Wednesday, December 29, 2010

An easy resolution; don't do what I did.....

Resolutions are like chocolates; they’re gone before you know it. Somehow you start off full of good intentions but between lack of willpower, ‘senior moments’ and poor judgment they just disappear.


Sweet woodruff  carpeting the ground under a doublefile Viburnum

So rather than give you a list of my New Years resolutions, I’m going to share with you some of my ‘things I should never have planted’ disasters, with the idea that you can at least pat yourself on the back that you won’t make the same blunders that I did.

Sweet woodruff (Galium odorata).  Ah yes, the sweet fragrance wafting from those delicate white flowers fills the air in spring, lifting the spirits with their promise of warmer days ahead. Unfortunately this unassuming groundcover is also on a mission to take over the world. It spreads rapidly by underground stems and before you know it is mingling where it shouldn’t. I had to pull it out by the bucketful every year………and then move house.
The not-so-sweet violet

Sweet violet (Viola odorata). Yes I succumbed to fragrance once again although I’ll blame my neighbor for this one. You see in my native England, these little beauties aren’t so much of a problem (there again nor is ivy), so I chose to ignore the warning signs. My neighbor saw me admiring the clumps of delicate violas in her garden and generously dug up a clump for me. And so they ‘jumped the fence’ into my garden where they found a new home at the edge of my pond – and stream – and path – and patio. You get the drift.

Kenilworth ivy is best edging containers
Kenilworth ivy (Cymbalaria muralis). Another pretty little groundcover that I grew from seed. You know, you would think that the very name groundcover would alert me to the fact that it will cover the ground wouldn’t you? Well cover it did, regardless of whether that ground was lawn or garden border. Once again we moved house. Actually this time we moved country.

Jupiter's beard is pretty but self seeds everywhere
Jupiter’s beard, syn. Red Valerian (Centranthus ruber) is a common roadside perennial in England, brightening the highways with fluffy rosy-red flowers all summer. The fact that it grows in such inhospitable conditions says a lot about how ‘robust’ it is. Some would say this plant is more vigorous than truly invasive and I would probably agree. However it is more vigorous than I am when it comes to weeding out the many unwanted offspring.

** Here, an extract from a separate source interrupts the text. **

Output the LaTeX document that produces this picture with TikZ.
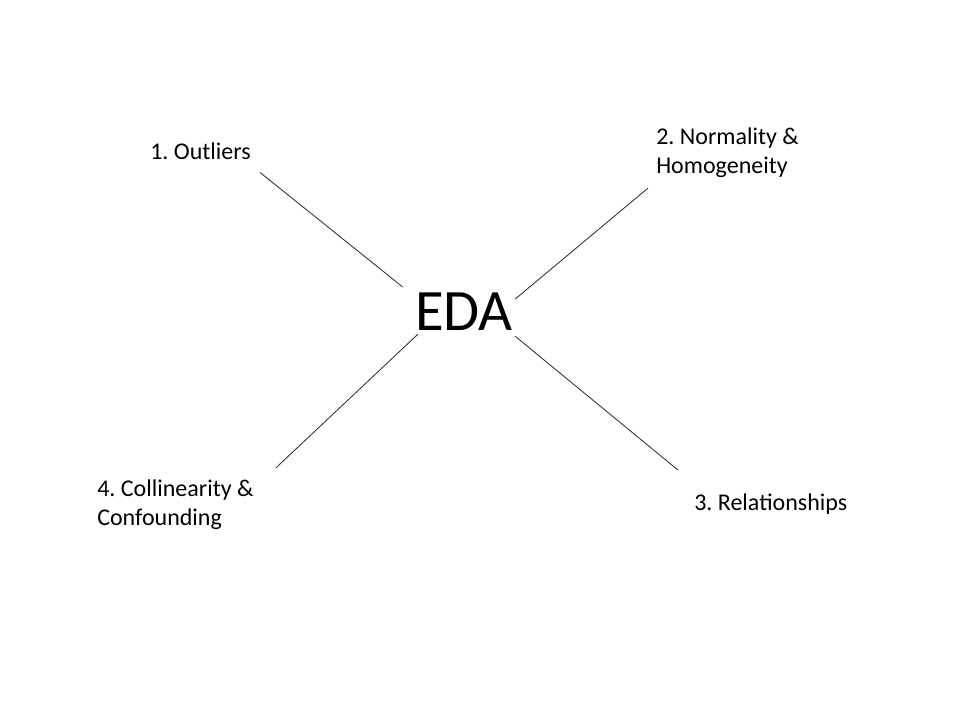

I know from several emails I have received that I am not alone in my sins. Autumn clematis (Clematis terniflora) is a vine which easily escapes to swallow anything in its path, Ladybells (Adenophora confusa) resembles Campanulas in its appearance but mint in its tenacity, lily of the valley (Convallaria) forms such a dense mat of roots that nothing else can be planted (a serious problem for plant junkies) and Peruvian lily (Alstroemeria) which makes a wonderful cut flower – for the entire neighborhood, have all been mentioned as thugs.

Now I must point out that I am not against plants which self seed or spread, providing I can edit them without assistance from a bulldozer. Tall verbena (Verbena bonariensis) is an example that here in WA usually self seeds becoming a fairly reliable perennial. Seedlings are easy to yank out however so I don’t mind them, although I appreciate that in other parts of the country they are considered invasive. The point is I ought to read the label and heed the advice of other local gardeners before I am seduced. There again if they’re cute, colorful and/or fragrant I may need to find myself some chocolate as a distraction.